Monitoring batch health in production
In production, treat batch jobs like database migrations: track submission time, expected completion, actual completion, partial failure rate, and cost per request. A batch that silently completes with a 20% error rate looks like a success from the outside but produces a corrupted downstream dataset. Log the request_counts.errored / request_counts.completed ratio on every completed batch and alert when it exceeds a threshold.
FAQ
Does the batch API produce lower-quality responses than the realtime API?
No. The same model runs the same inference — batch scheduling only changes when the request is processed, not how. The outputs are identical in quality to realtime calls on the same model with the same parameters.
How long does a batch job actually take in practice?
The SLA is 24 hours, but most small batches (under a few thousand requests) complete within minutes to an hour.
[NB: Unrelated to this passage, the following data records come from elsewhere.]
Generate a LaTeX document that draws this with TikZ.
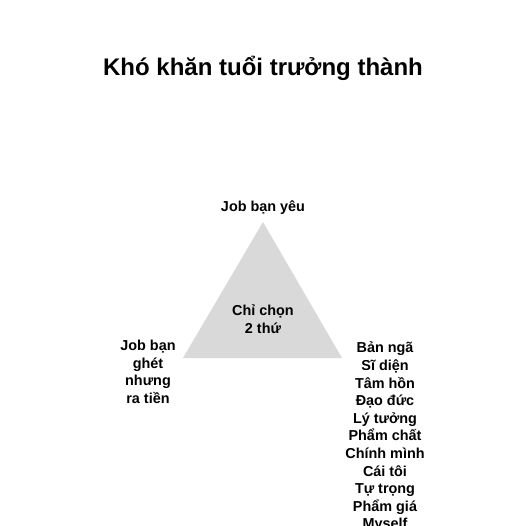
\documentclass[tikz,border=0pt]{standalone}
\usepackage{fontspec}
\setmainfont{Liberation Sans}
\begin{document}
\begin{tikzpicture}[x=1pt,y=-1pt]
        \tikzset{
            label/.style={
                    align=center,
                    font=\fontsize{14.4}{17.6}\selectfont\bfseries,
                    inner sep=0pt,
                },
            heading/.style={font=\fontsize{24}{30}\selectfont\bfseries},
            side/.style={fill=black!15, draw=none},
        }
        \useasboundingbox (0, 0) rectangle (526, 526);
        % \draw (0, 0) grid (526, 526);
        \node[heading] (title) at (263, 68) {Khó khăn tuổi trưởng thành};
        \coordinate (top) at (263, 222);
        \coordinate (left) at (183, 358);
        \coordinate (right) at (342, 358);
        \fill[side] (top) -- (left) -- (right) -- cycle;
        \node[label] (love) at (263, 208) {Job bạn yêu};
        \node[label] (pick) at (263, 319) {Chỉ chọn\\2 thứ};
        \node[label, anchor=north] (hate) at (148, 340) {Job bạn\\ghét\\nhưng\\ra tiền};
        \node[label, anchor=north] (self) at (385, 342) {Bản ngã\\Sĩ diện\\Tâm hồn\\Đạo đức\\Lý tưởng\\Phẩm chất\\Chính mình\\Cái tôi\\Tự trọng\\Phẩm giá\\Myself};
    \end{tikzpicture}
\end{document}
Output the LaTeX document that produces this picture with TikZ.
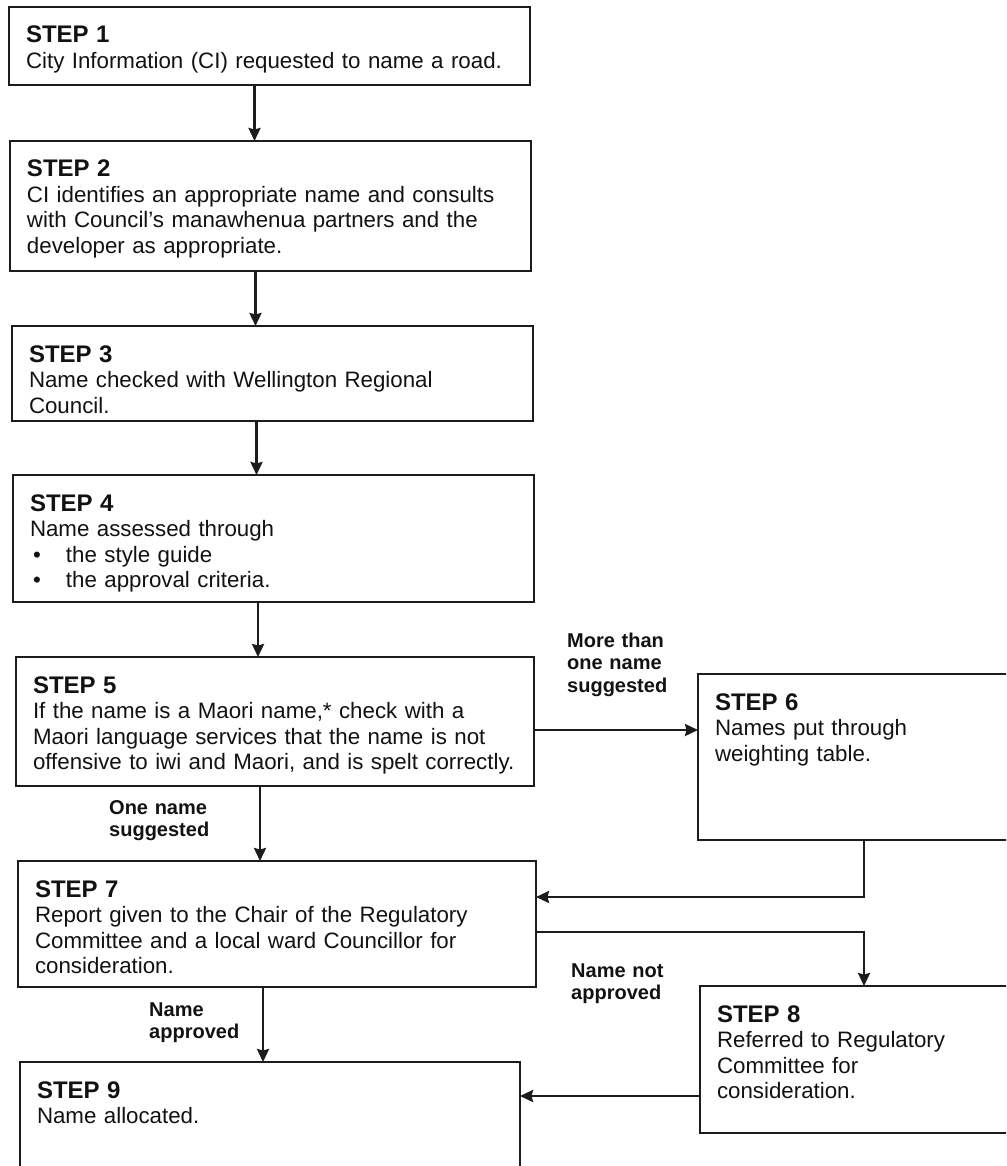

Larger jobs or periods of high provider load can push turnaround toward the full 24-hour window. Do not hard-code sub-hour expectations into production pipelines.
What happens to requests that fail inside a batch?
Partial failures are normal and expected. OpenAI puts failed rows in a separate error_file_id; Anthropic marks individual results with result.type == "errored". Your code should always check for errors, collect failed custom_ids, and resubmit them in a follow-up batch or via the realtime API.
Can I cancel a batch job after submitting it?
Yes. OpenAI and Anthropic both expose a cancel endpoint. Requests already completed before cancellation are still billed; in-flight and queued requests are cancelled without charge. This is useful if you submit a job with bad input and want to avoid wasting the full budget.
Do batch API calls count against my realtime rate limits?
No — batch requests draw from a separate enqueued-token quota that is independent of your per-minute realtime limit. This means you can run heavy batch jobs without throttling your live production traffic. However, the enqueued quota itself has a limit, so submitting very large batches back-to-back can temporarily block new batch submissions.
Is there a minimum batch size to get the discount?
No. Even a single-request batch submitted to the batch endpoint receives the 50% discount. In practice, submitting single requests this way only makes sense if you genuinely do not need the response for up to 24 hours — but there is no minimum enforced by the providers.